---------- RAW DATA ----------
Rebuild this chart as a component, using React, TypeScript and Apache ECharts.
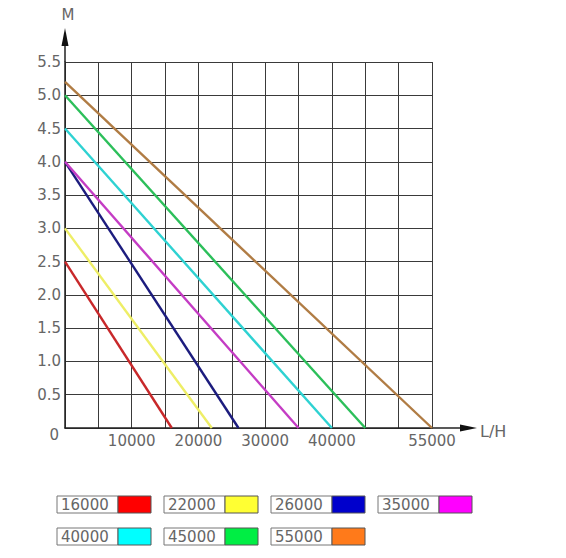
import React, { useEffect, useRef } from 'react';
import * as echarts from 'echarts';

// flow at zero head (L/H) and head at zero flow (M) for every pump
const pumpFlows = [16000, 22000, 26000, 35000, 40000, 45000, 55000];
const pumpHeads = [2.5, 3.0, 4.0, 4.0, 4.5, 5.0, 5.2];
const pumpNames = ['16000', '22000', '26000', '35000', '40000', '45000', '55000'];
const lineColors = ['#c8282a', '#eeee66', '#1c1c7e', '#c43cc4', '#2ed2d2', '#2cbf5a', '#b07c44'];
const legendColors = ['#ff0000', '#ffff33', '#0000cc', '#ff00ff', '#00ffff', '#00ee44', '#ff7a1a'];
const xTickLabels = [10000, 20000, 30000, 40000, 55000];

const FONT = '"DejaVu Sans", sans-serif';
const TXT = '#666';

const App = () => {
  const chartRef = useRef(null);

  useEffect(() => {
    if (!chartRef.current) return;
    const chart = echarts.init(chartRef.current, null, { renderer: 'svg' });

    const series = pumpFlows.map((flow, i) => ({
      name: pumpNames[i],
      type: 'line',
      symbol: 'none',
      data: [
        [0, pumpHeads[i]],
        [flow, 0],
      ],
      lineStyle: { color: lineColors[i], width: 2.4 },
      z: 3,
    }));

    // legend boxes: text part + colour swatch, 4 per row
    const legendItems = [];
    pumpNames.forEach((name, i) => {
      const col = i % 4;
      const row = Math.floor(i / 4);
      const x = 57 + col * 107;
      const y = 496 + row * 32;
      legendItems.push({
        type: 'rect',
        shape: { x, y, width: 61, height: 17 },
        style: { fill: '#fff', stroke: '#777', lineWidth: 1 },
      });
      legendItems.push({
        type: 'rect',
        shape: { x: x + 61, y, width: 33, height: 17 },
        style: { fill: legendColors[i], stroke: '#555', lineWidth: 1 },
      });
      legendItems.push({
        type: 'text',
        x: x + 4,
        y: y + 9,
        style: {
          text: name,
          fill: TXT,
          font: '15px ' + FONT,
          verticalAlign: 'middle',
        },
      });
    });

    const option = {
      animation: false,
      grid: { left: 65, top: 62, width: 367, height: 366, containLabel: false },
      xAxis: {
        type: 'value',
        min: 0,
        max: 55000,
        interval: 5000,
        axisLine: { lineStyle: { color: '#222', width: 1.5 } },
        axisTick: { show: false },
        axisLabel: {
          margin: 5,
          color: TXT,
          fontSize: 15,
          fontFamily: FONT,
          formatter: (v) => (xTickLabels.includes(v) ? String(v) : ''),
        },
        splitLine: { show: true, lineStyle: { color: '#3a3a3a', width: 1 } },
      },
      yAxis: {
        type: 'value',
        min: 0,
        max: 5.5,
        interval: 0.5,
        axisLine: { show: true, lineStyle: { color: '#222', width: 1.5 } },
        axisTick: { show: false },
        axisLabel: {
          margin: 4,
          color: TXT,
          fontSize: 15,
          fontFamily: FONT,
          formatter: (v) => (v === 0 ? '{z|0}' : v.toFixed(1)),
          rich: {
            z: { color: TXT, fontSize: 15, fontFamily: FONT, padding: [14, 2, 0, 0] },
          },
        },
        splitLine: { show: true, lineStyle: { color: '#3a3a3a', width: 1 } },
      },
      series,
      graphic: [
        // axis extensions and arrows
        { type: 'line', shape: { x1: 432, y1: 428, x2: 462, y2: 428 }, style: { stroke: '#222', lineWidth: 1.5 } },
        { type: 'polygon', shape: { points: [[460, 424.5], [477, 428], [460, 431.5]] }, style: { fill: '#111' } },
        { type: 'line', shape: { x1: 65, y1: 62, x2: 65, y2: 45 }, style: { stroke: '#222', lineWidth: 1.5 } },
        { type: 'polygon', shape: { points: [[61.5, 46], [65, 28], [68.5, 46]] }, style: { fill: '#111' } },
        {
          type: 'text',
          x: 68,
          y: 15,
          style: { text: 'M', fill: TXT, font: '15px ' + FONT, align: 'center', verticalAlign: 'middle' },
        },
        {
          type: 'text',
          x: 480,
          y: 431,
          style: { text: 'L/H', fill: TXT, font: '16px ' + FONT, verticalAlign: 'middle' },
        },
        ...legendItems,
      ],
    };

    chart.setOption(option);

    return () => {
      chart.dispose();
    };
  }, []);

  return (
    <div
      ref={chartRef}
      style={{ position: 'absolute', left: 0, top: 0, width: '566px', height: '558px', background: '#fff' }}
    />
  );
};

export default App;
----------
---------- RAW DATA ----------
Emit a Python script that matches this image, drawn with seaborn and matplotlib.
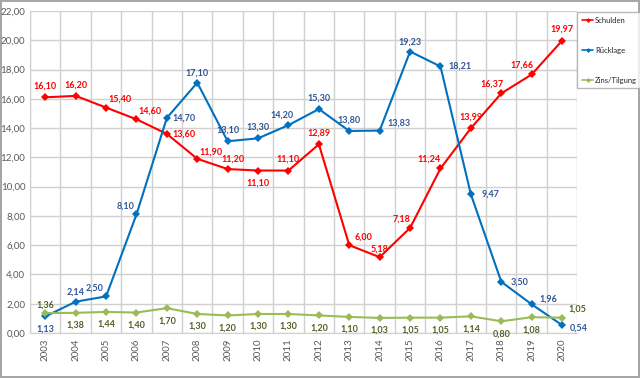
----------
SHORT EXERCISE —
Retype the lines above exactly as they appear, from the line containing "Rebuild this chart" through the line containing "import * as echarts from 'echarts';", and leave out any pictures.

EXERCISE RESULT —
Rebuild this chart as a component, using React, TypeScript and Apache ECharts.
import React, { useEffect, useRef } from 'react';
import * as echarts from 'echarts';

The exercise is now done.